Pada 1 Juni 1945, dalam sidang Badan Penyelidik Usaha Persiapan Kemerdekaan Indonesia (BPUPKI), Soekarno mengusulkan konsep dasar negara yang kemudian dikenal sebagai Pancasila. Lima sila yang diusulkannya adalah:
1. Kebangsaan Indonesia
2. Internasionalisme atau perikemanusiaan
3. Mufakat atau demokrasi
4. Kesejahteraan sosial
5. Ketuhanan yang berkebudayaan
Usulan ini mencerminkan upaya untuk mengakomodasi berbagai nilai dan keyakinan yang ada di Indonesia. Sila pertama, "Ketuhanan yang berkebudayaan," misalnya, menunjukkan penghormatan terhadap berbagai agama dan kepercayaan yang dianut oleh rakyat Indonesia.
Selanjutnya, dalam proses perumusan yang melibatkan Panitia Sembilan, terjadi diskusi intensif mengenai rumusan sila pertama. Awalnya, terdapat usulan untuk mencantumkan kewajiban menjalankan syariat Islam bagi pemeluknya, namun setelah mempertimbangkan keberagaman bangsa, disepakati rumusan "Ketuhanan Yang Maha Esa" yang lebih inklusif dan dapat diterima oleh semua golongan.
Pancasila sebagai dasar negara tidak hanya menjadi simbol persatuan, tetapi juga landasan bagi kehidupan demokratis di Indonesia.

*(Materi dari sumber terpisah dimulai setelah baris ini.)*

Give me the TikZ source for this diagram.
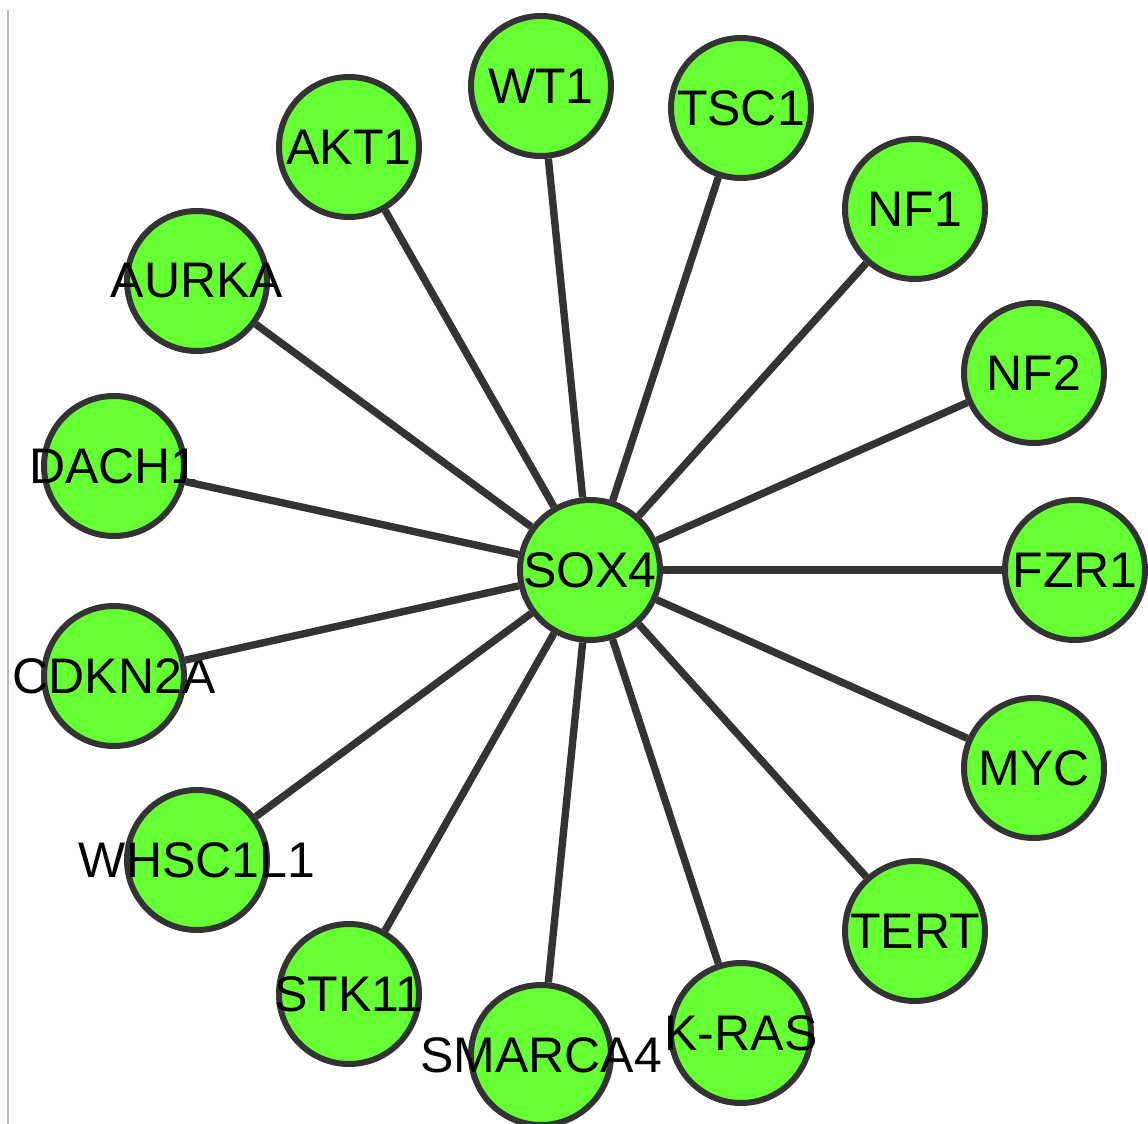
\documentclass[tikz,border=0pt]{standalone}
\usepackage{fontspec}
\setmainfont{Liberation Sans}
\definecolor{genegreen}{HTML}{66FF33}
\definecolor{edgegray}{HTML}{333333}
\definecolor{framegray}{HTML}{BBBBBB}
\begin{document}
\begin{tikzpicture}[x=0.5pt,y=-0.5pt,
  gene/.style={circle,draw=edgegray,fill=genegreen,line width=3pt,
    minimum size=70pt,inner sep=0pt,
    font=\fontsize{25pt}{28pt}\selectfont},
  link/.style={draw=edgegray,line width=3.7pt},
  frameline/.style={draw=framegray,line width=0.7pt}]
\useasboundingbox (0,0) rectangle (1148,1124);
\coordinate (ftop) at (8,10);
\coordinate (fbot) at (8,1124);
\draw[frameline] (ftop) -- (fbot);
\node[gene] (sox4) at (590,570) {\makebox[0pt]{SOX4}};
\node[gene] (wt1) at (541,86) {\makebox[0pt]{WT1}};
\node[gene] (tsc1) at (741,108) {\makebox[0pt]{TSC1}};
\node[gene] (nf1) at (915,209) {\makebox[0pt]{NF1}};
\node[gene] (nf2) at (1034,373) {\makebox[0pt]{NF2}};
\node[gene] (fzr1) at (1075,570) {\makebox[0pt]{FZR1}};
\node[gene] (myc) at (1034,768) {\makebox[0pt]{MYC}};
\node[gene] (tert) at (915,931) {\makebox[0pt]{TERT}};
\node[gene] (kras) at (741,1033) {\makebox[0pt]{K-RAS}};
\node[gene] (smarca4) at (541,1055) {\makebox[0pt]{SMARCA4}};
\node[gene] (stk11) at (349,994) {\makebox[0pt]{STK11}};
\node[gene] (whsc) at (197,860) {\makebox[0pt]{WHSC1L1}};
\node[gene] (cdkn2a) at (114,676) {\makebox[0pt]{CDKN2A}};
\node[gene] (dach1) at (114,466) {\makebox[0pt]{DACH1}};
\node[gene] (aurka) at (197,281) {\makebox[0pt]{AURKA}};
\node[gene] (akt1) at (349,147) {\makebox[0pt]{AKT1}};
\foreach \n in {wt1,tsc1,nf1,nf2,fzr1,myc,tert,kras,smarca4,stk11,whsc,cdkn2a,dach1,aurka,akt1}
  \draw[link] (sox4) -- (\n);
\end{tikzpicture}
\end{document}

Nilai-nilai yang terkandung dalam Pancasila, seperti kemanusiaan yang adil dan beradab, persatuan Indonesia, dan kerakyatan yang dipimpin oleh hikmat kebijaksanaan dalam permusyawaratan/perwakilan, mencerminkan komitmen bangsa terhadap prinsip-prinsip demokrasi yang menghargai perbedaan dan keberagaman.
Dengan demikian, perumusan Pancasila mencerminkan pluralisme bangsa Indonesia, mengakui dan menghormati keragaman yang ada, serta menjadi landasan bagi persatuan dan kesatuan dalam bingkai Negara Kesatuan Republik Indonesia.